Bad players to blame?
The knee-jerk reaction to these kinds of studies is to assume the product manufacturer with inaccurate product labels is a “bad player” consciously intending to defraud or cheat the consumer.
Perhaps it would be prudent to consider less malevolent yet equally plausible potential root causes to these discrepancies.
First, we need to keep in mind that all studies, though well-intentioned, have included relatively small numbers and types of products in their testing protocols.
Larger sample sizes are on the horizon. Last year, the FDA initiated a more exhaustive sampling plan and long-term study.
More to the point, product manufacturers are usually required to submit their cannabis products for analysis by independent third-party testing labs, which introduces another wrinkle.
Cannabis-testing laboratories are disadvantaged by the lack of published multi-laboratory-validated standard test methods, which are available to nearly every other agricultural commodity destined for human or pet consumption.
Consequently, each laboratory is left to develop its own test methods.
As we know, the creation of marijuana- and hemp-infused products is limited only by one’s imagination as the industry lays claim to products like foods, dietary supplements and personal-care items consumed in different ways.
Not all laboratories take the time to thoroughly and empirically evaluate each matrix-type during their method validation or subsequent matrix-extension studies.

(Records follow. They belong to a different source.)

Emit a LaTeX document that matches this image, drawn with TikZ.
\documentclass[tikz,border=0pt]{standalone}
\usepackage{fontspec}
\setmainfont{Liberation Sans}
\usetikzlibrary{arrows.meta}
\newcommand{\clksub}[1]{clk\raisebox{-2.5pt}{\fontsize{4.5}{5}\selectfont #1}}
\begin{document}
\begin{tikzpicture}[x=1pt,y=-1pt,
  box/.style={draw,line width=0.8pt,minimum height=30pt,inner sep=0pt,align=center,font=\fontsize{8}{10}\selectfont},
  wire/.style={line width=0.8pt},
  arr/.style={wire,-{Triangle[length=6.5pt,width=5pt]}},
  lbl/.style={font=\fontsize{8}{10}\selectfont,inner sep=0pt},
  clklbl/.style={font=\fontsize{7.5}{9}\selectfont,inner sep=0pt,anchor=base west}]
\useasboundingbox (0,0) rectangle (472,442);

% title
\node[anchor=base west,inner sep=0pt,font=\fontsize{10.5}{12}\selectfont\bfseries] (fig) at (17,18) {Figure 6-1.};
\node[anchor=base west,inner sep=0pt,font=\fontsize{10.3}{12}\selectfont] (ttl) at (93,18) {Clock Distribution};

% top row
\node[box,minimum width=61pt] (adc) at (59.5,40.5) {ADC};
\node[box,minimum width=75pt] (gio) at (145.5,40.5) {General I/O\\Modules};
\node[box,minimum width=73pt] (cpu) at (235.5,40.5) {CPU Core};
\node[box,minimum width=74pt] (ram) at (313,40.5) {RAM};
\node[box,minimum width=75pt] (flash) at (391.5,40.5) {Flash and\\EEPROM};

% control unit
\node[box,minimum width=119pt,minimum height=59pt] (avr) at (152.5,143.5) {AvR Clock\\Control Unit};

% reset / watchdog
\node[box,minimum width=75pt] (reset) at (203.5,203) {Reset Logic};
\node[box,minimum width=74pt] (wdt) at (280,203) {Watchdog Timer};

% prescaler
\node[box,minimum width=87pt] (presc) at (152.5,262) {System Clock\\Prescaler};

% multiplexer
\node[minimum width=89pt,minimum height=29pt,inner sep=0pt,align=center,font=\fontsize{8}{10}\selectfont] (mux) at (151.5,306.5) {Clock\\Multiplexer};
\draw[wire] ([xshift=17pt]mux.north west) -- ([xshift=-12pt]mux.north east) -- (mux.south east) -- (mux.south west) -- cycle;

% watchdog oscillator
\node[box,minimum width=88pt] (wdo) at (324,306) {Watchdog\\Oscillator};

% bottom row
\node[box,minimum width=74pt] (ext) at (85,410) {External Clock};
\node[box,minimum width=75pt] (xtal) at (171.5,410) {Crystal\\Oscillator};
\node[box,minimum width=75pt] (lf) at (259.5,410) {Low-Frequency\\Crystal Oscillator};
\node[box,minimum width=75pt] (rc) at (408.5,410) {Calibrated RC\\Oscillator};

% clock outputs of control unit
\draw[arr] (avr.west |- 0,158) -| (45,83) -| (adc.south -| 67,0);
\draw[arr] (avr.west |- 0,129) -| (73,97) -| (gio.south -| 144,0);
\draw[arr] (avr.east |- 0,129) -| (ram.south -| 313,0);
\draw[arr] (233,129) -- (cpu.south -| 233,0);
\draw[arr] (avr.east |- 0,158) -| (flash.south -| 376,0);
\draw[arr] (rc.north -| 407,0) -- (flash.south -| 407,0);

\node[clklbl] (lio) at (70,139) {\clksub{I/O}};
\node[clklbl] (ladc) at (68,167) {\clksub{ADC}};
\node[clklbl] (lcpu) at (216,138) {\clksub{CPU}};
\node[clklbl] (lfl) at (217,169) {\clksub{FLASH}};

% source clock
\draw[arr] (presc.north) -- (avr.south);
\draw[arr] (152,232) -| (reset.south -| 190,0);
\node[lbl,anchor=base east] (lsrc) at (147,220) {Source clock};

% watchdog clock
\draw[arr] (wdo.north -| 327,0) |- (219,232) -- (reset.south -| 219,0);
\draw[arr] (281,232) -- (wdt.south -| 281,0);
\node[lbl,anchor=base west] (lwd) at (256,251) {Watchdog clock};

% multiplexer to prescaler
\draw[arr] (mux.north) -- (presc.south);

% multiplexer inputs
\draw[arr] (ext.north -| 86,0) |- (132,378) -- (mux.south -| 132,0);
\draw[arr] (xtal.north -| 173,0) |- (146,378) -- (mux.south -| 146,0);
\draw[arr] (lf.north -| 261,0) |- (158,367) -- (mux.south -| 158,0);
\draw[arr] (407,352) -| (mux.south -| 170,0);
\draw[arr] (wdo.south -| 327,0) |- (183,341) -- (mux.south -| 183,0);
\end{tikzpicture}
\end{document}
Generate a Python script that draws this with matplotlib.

Matrix complexity and interferences are critical features that should be thoroughly evaluated and empirically defended in all sample preparation methods.
Finally, the laboratory also must ensure a solid customer base.
Too often, customers who receive unexpected or undesirable test will take their business to competitor laboratories that may perform substandard work to provide acceptable test results.
Perhaps the most egregious deficit of every cannabis-testing laboratory is bulk-sampling practices.
The economy of the cannabis material is so high that regulators prohibit large samples from the lot or batch, often forcing laboratories to make inferences on lots of 50 or more pounds using only 20 to 30 grams of a highly complex material.
That can easily cause discrepancy between two test values of the same material.
Cannabis-testing laboratories are not always the root cause for discrepant product label claims.
All too often laboratories must develop their test methods to meet analytical specifications imposed by regulatory bodies that don’t understand analytical chemistry or laboratory practices.
When this occurs, any new or existing laboratory is disadvantaged before it develops its first method.
Well-intentioned or not, cannabis regulatory bodies are often integral to laboratory failures by establishing specifications that are unrealistic and susceptible to diverse interpretations.
Inaccurate product labels are a problem for each and every consumer.
Until well-established, multi-laboratory-validated methods become standard practice, we must cautiously evaluate before judging article headlines that a label claim was not substantiated by laboratory testing.
As of this writing, there is no way to definitively know which testing method is superior or most appropriate. Only equivalent methods and instruments can provide a more accurate comparison of test results.
The lack of federal (versus state-by-state) regulation makes discrepant content and label claims worse.
Unless federal regulation also includes a suite of federal standard laboratory test methods and reasonable bulk- sample size, the industry is likely to continue along its current path of product uncertainty and questionable product label claims, thereby continuing to compromise consumer safety.
Finally, and most important, regulatory and scientific communities must work together to develop and implement mechanisms to discern the bad players from disadvantaged and well-intentioned businesses in the cannabis industry.
Punishment should be delivered to the former, and resources should be provided to the latter. This will drive social equity, scientific integrity and consumer confidence.
Susan Audino, who holds a doctorate in chemistry, is a chemistry consultant and instructor for the American Association for Laboratory Accreditation. She is based in Ohio.